But more importantly than this is what people are doing in Apple’s photos and videos selling the device. Given that it’s a device capable of full immersion – you can take yourself off to Joshua Tree or to the Disney+ movie theatre and be completely immersed – it's wild, but totally expected, that they never show this. Because Apple thinks this is not about selling immersion. People will find immersion, they won't buy it, though.

This is about selling the Vision to the general public – to the everyperson, that this is a device that is grounded in your own reality and that you’re in control. It’s an exercise in making the device appear more approachable and less otherworldly and scary, even if the device actually does make you feel a bit that way when you’re wearing it.

If you’re not sure what I’m talking about, here’s my case-in-point – from Apple’s Newsroom post about Vision Pro:

A man sat in a living room looking at a panorama through his Apple Vision Pro
A woman wearing an Apple Vision Pro, using Keynote and FaceTime.
A man stood at a desk wearing Apple Vision Pro, using Notes and Safari.

Apple, showing off familiar-looking apps, floating in what could be your own space. No other worlds.

Apple does tout immersive environments in some of their marketing, but it’s always a video showing a user first grounded in their own space, and then scrolling their way into the environment. Under control.

So… it is anchoring after all

Apple is anchoring! Just not in the way they have done before. They realised they couldn’t anchor the device in what we know (it’s no phone or mp3 player), so instead they anchor in space and in computer.

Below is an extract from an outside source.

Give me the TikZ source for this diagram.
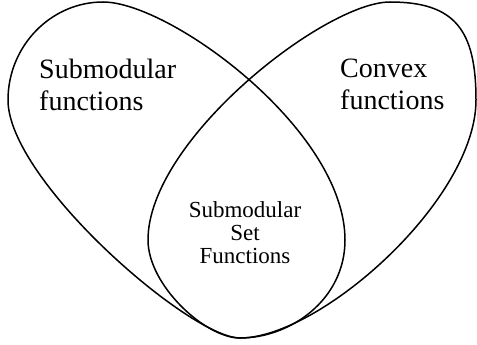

The space is your space. The computer is the computer you’re used to – the floating windows look remarkably like iPhone or iPad apps floating in the sky – UI that is familiar to billions of people. Space. Computer. Spatial Computing.

But, it’s new. It feels futuristic still, somehow. Like two paradigms that haven’t been this close together before now are.

There is some incredibly consistent execution on this idea of spatial computing throughout the whole customer experience. Visuals show you what spatial computing means through floating windows in home spaces. The launch moment at Apple’s Worldwide Developer Conference last year did the same. The Apple Store demo experience focuses mainly on the applications that float in that space, and an Apple employee sits with you the entire time, following a carefully crafted speech that makes clear this is a device grounded in real space.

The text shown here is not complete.